Gribetz gave a short demonstration of Glassbrain, an interactive 3D object of the brain and explained how Professor Adam Gazzaley UCSF lab representing the white matter tracts. He used an EEG scan of the EEG cap of Grateful Dead drummer as he played a drum solo. They overlayed color on DTI (Diffusion Tensor Imaging) to create it. This was at Stanford’s AR Workshop on day 3 of GTC). See YouTube video below.
He referenced Leonard Fogassi who discovered F4 in the brain, which creates depth maps of objects that you are touching and where your hand is near the vicinity of the object.
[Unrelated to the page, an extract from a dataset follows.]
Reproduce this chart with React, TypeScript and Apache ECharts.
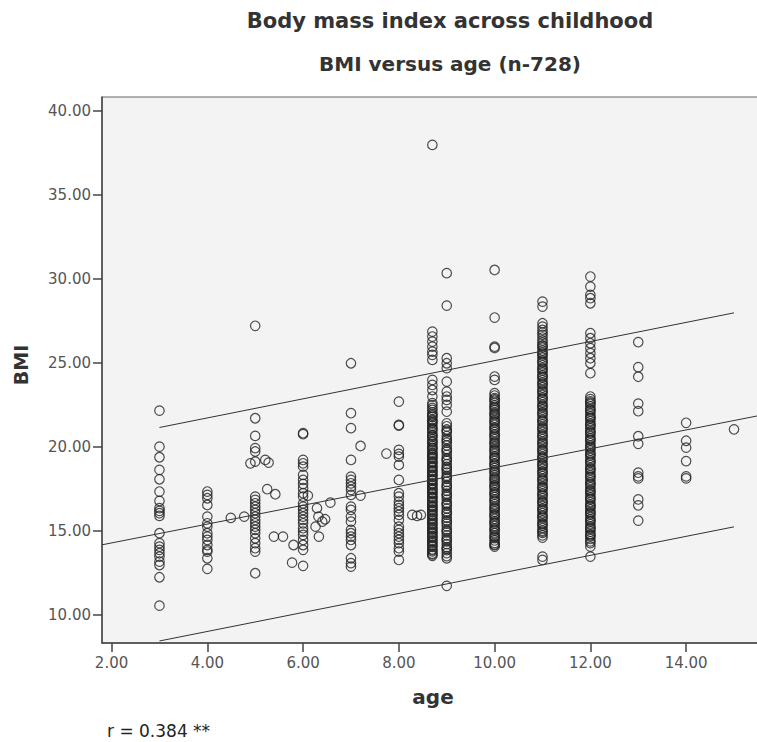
import React, { useEffect, useRef } from "react";
import * as echarts from "echarts";

// Tick values
const xTicks = [2, 4, 6, 8, 10, 12, 14];
const yTicks = [10, 15, 20, 25, 30, 35, 40];

// BMI values per age column
const age3 = [22.15, 20.01, 19.38, 18.63, 18.07, 17.34, 16.78, 16.35, 16.19, 16.05, 15.89, 14.86, 14.27, 14.06, 13.87, 13.67, 13.47, 13.17, 12.97, 12.24, 10.55];
const age4 = [17.34, 17.14, 16.94, 16.54, 15.85, 15.45, 15.25, 14.86, 14.66, 14.46, 14.16, 13.87, 13.77, 13.37, 12.74];
const age5 = [27.2, 21.7, 20.65, 19.92, 19.72, 19.12, 17.04, 16.84, 16.64, 16.44, 16.25, 16.05, 15.85, 15.65, 15.45, 15.25, 15.06, 14.86, 14.56, 14.27, 13.97, 13.77, 12.48];
const age6 = [20.81, 20.75, 19.22, 19.02, 18.82, 18.33, 18.03, 17.79, 17.54, 17.24, 17.04, 16.64, 16.44, 16.25, 16.05, 15.85, 15.65, 15.45, 15.16, 14.96, 14.76, 14.46, 14.16, 13.87, 12.92];
const age7 = [24.97, 22.0, 21.11, 19.22, 18.23, 18.03, 17.83, 17.63, 17.44, 17.14, 16.44, 16.25, 15.85, 15.55, 15.06, 14.86, 14.66, 14.46, 14.16, 13.37, 13.08, 12.87];
const age8 = [22.69, 21.3, 21.26, 19.82, 19.58, 19.42, 18.92, 18.03, 17.24, 17.04, 16.74, 16.54, 16.35, 16.15, 15.95, 15.65, 15.25, 15.06, 14.86, 14.66, 14.46, 14.27, 13.97, 13.77, 13.27];
const age8_7 = [37.96, 26.85, 26.56, 26.26, 25.96, 25.66, 25.47, 25.17, 23.98, 23.68, 23.38, 22.99,
  22.6, 22.48, 22.31, 22.2, 22.04, 21.93, 21.78, 21.62, 21.55, 21.4, 21.26, 21.13, 21.0, 20.87, 20.71, 20.6, 20.45, 20.33, 20.18, 20.05,
  19.94, 19.8, 19.66, 19.52, 19.41, 19.27, 19.13, 19.02, 18.88, 18.74, 18.6, 18.49, 18.35, 18.22, 18.08, 17.97, 17.83, 17.7, 17.56,
  17.43, 17.31, 17.18, 17.04, 16.93, 16.79, 16.65, 16.52, 16.4, 16.27, 16.13, 16.0, 15.88, 15.74, 15.6, 15.49, 15.35, 15.22, 15.08,
  14.96, 14.83, 14.7, 14.57, 14.44, 14.3, 14.18, 14.05, 13.9, 13.78, 13.65, 13.52,
  21.85, 21.47, 21.07, 20.66, 20.28, 19.9, 19.58, 19.35, 19.08, 18.8, 18.55, 18.3, 18.02, 17.78, 17.5, 17.25, 16.98, 16.72, 16.46,
  16.2, 15.95, 15.68, 15.42, 15.15, 14.9, 14.64, 14.37, 14.12, 13.85, 13.6];
const age9 = [30.33, 28.4, 25.27, 24.97, 24.68, 23.88, 23.28, 22.99, 22.79, 22.49, 22.09,
  21.4, 21.22, 21.03, 20.86, 20.64, 20.47, 20.25, 20.08, 19.88, 19.71, 19.52, 19.33, 19.16, 18.97, 18.8, 18.62, 18.46, 18.27, 18.1,
  17.92, 17.74, 17.57, 17.38, 17.21, 17.03, 16.86, 16.67, 16.51, 16.33, 16.15, 15.97, 15.78, 15.62, 15.43, 15.27, 15.08, 14.91,
  14.73, 14.56, 14.38, 14.21, 14.03, 13.86, 13.68, 13.5, 13.37, 11.73,
  20.95, 20.38, 19.8, 19.24, 18.7, 18.18, 17.66, 17.13, 16.6, 16.07, 15.55, 15.0, 14.47, 13.95];
const age10 = [30.52, 27.69, 25.96, 25.88, 24.18, 23.98,
  23.19, 23.05, 22.9, 22.74, 22.61, 22.47, 22.3, 22.18, 22.02, 21.88, 21.73, 21.6, 21.44, 21.31, 21.16, 21.02, 20.87, 20.74, 20.58,
  20.45, 20.3, 20.16, 20.01, 19.88, 19.73, 19.59, 19.44, 19.3, 19.16, 19.02, 18.87, 18.73, 18.59, 18.44, 18.3, 18.16, 18.01, 17.87,
  17.73, 17.58, 17.44, 17.3, 17.15, 17.01, 16.87, 16.72, 16.58, 16.44, 16.29, 16.15, 16.01, 15.86, 15.72, 15.58, 15.43, 15.29,
  15.15, 15.0, 14.86, 14.72, 14.57, 14.43, 14.29, 14.15, 14.06,
  22.82, 22.38, 21.95, 21.52, 21.1, 20.66, 20.23, 19.8, 19.37, 18.95, 18.52, 18.09, 17.66, 17.23, 16.8, 16.36, 15.93, 15.5, 15.07, 14.64, 14.2];
const age11 = [28.64, 28.34, 27.35, 27.15,
  26.95, 26.8, 26.66, 26.5, 26.33, 26.2, 26.04, 25.9, 25.73, 25.6, 25.44, 25.3, 25.14, 25.0, 24.85, 24.7, 24.55, 24.41, 24.26, 24.12,
  23.97, 23.82, 23.68, 23.53, 23.38, 23.24, 23.09, 22.94, 22.8, 22.65, 22.5, 22.36, 22.21, 22.06, 21.92, 21.77, 21.62, 21.48, 21.33,
  21.18, 21.04, 20.89, 20.74, 20.6, 20.45, 20.3, 20.16, 20.01, 19.86, 19.72, 19.57, 19.42, 19.28, 19.13, 18.98, 18.84, 18.69, 18.54,
  18.4, 18.25, 18.1, 17.96, 17.81, 17.66, 17.52, 17.37, 17.22, 17.08, 16.93, 16.78, 16.64, 16.49, 16.34, 16.2, 16.05, 15.9, 15.76,
  15.61, 15.46, 15.32, 15.17, 15.02, 14.88, 14.73, 14.6, 13.47, 13.27,
  26.0, 25.52, 25.07, 24.63, 24.18, 23.75, 23.3, 22.87, 22.43, 22.0, 21.55, 21.11, 20.67, 20.23, 19.8, 19.36, 18.92, 18.48, 18.04,
  17.6, 17.16, 16.72, 16.28, 15.84, 15.4, 14.96];
const age12 = [30.13, 29.53, 29.04, 28.84, 28.54, 26.76, 26.46, 26.16, 25.87, 25.57, 25.27, 24.97, 24.38,
  22.99, 22.84, 22.7, 22.55, 22.4, 22.26, 22.11, 21.97, 21.82, 21.67, 21.53, 21.38, 21.24, 21.09, 20.94, 20.8, 20.65, 20.51, 20.36,
  20.21, 20.07, 19.92, 19.78, 19.63, 19.48, 19.34, 19.19, 19.05, 18.9, 18.75, 18.61, 18.46, 18.32, 18.17, 18.02, 17.88, 17.73, 17.59,
  17.44, 17.29, 17.15, 17.0, 16.86, 16.71, 16.56, 16.42, 16.27, 16.13, 15.98, 15.83, 15.69, 15.54, 15.4, 15.25, 15.1, 14.96, 14.81,
  14.67, 14.52, 14.38, 14.27, 14.06, 13.47,
  22.63, 22.18, 21.74, 21.3, 20.86, 20.42, 19.98, 19.55, 19.11, 18.67, 18.23, 17.8, 17.36, 16.92, 16.48, 16.05, 15.61, 15.17, 14.74];
const age13 = [26.23, 24.74, 24.17, 22.57, 22.12, 20.63, 20.18, 18.46, 18.24, 18.12, 16.87, 16.52, 15.61];
const age14 = [21.43, 20.36, 19.95, 19.15, 18.24, 18.12];
const age15 = [21.04];

// Points lying between the main age columns: [age, BMI]
const offColumnPoints: number[][] = [
  [4.49, 15.77], [4.77, 15.85], [4.9, 19.02], [5.21, 19.22], [5.28, 19.06], [5.25, 17.48], [5.42, 17.18],
  [5.39, 14.66], [5.58, 14.66], [5.8, 14.16], [5.77, 13.11], [6.1, 17.1], [6.57, 16.68], [6.29, 16.35],
  [6.32, 15.85], [6.4, 15.55], [6.46, 15.69], [6.26, 15.25], [6.33, 14.66], [7.2, 20.05], [7.2, 17.1],
  [7.74, 19.6], [8.28, 15.95], [8.38, 15.89], [8.46, 15.95],
];

// Fitted line and prediction bounds, endpoints: [age, BMI]
const fitLine = [[1.8, 14.17], [15.49, 21.84]];
const upperBound = [[3, 21.15], [15, 27.97]];
const lowerBound = [[3, 8.45], [15, 15.24]];

const columns: [number, number[]][] = [
  [3, age3], [4, age4], [5, age5], [6, age6], [7, age7], [8, age8], [8.7, age8_7],
  [9, age9], [10, age10], [11, age11], [12, age12], [13, age13], [14, age14], [15, age15],
];

export default function App() {
  const ref = useRef<HTMLDivElement>(null);
  useEffect(() => {
    const chart = echarts.init(ref.current as HTMLDivElement, null, { renderer: "svg" });
    const points = [
      ...columns.flatMap(([a, vals]) => vals.map((v) => [a, v])),
      ...offColumnPoints,
    ];
    const lineStyle = { color: "#333", width: 1 };
    const labelStyle = { color: "#555", fontSize: 15, fontFamily: "DejaVu Sans" };
    chart.setOption({
      animation: false,
      grid: {
        left: 102, top: 97, width: 700, height: 546, show: true,
        outerBoundsMode: "none", containLabel: false,
        backgroundColor: "#f3f3f3", borderColor: "#666", borderWidth: 1,
      },
      xAxis: {
        type: "value", min: 1.8, max: 16.42,
        splitLine: { show: false },
        axisLine: { show: true, onZero: false, lineStyle: { color: "#444", width: 1.5 } },
        axisTick: { show: true, length: 9, lineStyle: { color: "#444", width: 1.5 }, customValues: xTicks },
        axisLabel: { ...labelStyle, customValues: xTicks, margin: 12, formatter: (v: number) => v.toFixed(2) },
      },
      yAxis: {
        type: "value", min: 8.33, max: 40.81,
        splitLine: { show: false },
        axisLine: { show: true, onZero: false, lineStyle: { color: "#444", width: 1.5 } },
        axisTick: { show: true, length: 9, lineStyle: { color: "#444", width: 1.5 }, customValues: yTicks },
        axisLabel: { ...labelStyle, customValues: yTicks, margin: 11, formatter: (v: number) => v.toFixed(2) },
      },
      graphic: [
        { type: "text", x: 450, y: 21, style: { text: "Body mass index across childhood", fontSize: 21, fontWeight: "bold", fontFamily: "DejaVu Sans", fill: "#333", align: "center", verticalAlign: "middle" } },
        { type: "text", x: 450, y: 64, style: { text: "BMI versus age (n-728)", fontSize: 20, fontWeight: "bold", fontFamily: "DejaVu Sans", fill: "#333", align: "center", verticalAlign: "middle" } },
        { type: "text", x: 433, y: 697, style: { text: "age", fontSize: 20, fontWeight: "bold", fontFamily: "DejaVu Sans", fill: "#333", align: "center", verticalAlign: "middle" } },
        { type: "text", x: 21, y: 365, rotation: Math.PI / 2, style: { text: "BMI", fontSize: 19, fontWeight: "bold", fontFamily: "DejaVu Sans", fill: "#333", align: "center", verticalAlign: "middle" } },
        { type: "text", x: 107, y: 731, style: { text: "r = 0.384 **", fontSize: 17, fontFamily: "DejaVu Sans", fill: "#222", align: "left", verticalAlign: "middle" } },
      ],
      series: [
        {
          type: "scatter", data: points, symbol: "circle", symbolSize: 9.5,
          itemStyle: { color: "rgba(0,0,0,0)", borderColor: "#222", borderWidth: 1.2 },
          silent: true,
        },
        { type: "line", data: fitLine, symbol: "none", lineStyle, silent: true },
        { type: "line", data: upperBound, symbol: "none", lineStyle, silent: true },
        { type: "line", data: lowerBound, symbol: "none", lineStyle, silent: true },
      ],
    });
    return () => chart.dispose();
  }, []);
  return <div ref={ref} style={{ position: "absolute", left: 0, top: 0, width: 757, height: 742 }} />;
}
“As I move my hand around this brain, I am creating an internal 3D model inside of my mind’s eye of this object. If any part of peripheral nervous system, the palm has the highest condensation of of neurons. We have highest degree of freedom and accuracy of control if we touch holograms directly. We understand objects more deeply why we do so. This is why we advocate not using controller or mouse which separates two x y planes from each other and just separates you further from this fine tune many degree of freedom control. “
As Glassbrain and Virtual Radiology’s high resolution, colorful, and interactive GUIs are only the beginning proof of concept that demonstrate how we can begin to rethink how medical researchers can interact with their user interface beyond plain, black and white, flat design, or drab reports to get our mind flowing.
Ending notes
The fields of medical imaging and machine learning have come a long way since the explosion of AI in recent years, and still struggle with various challenges, many of which are non-technical and have more to do with data collection and data quality. The fusion between using AI on current 2D interfaces (dominant in most of the discussion here outside of VR and AR) with the creation more open source software (tools), open data, as well as intuitive user interfaces (VR and AR), medical research can advance with AI. Virtual Radiology in VR and Meta in AR is only a few examples of how viewing medical imaging (even without a ton of AI) is changing the user interface to create new paradigms of analysis. I’m excited to see what new intersections between these emerging disciplines can do to further advance research in medical technology.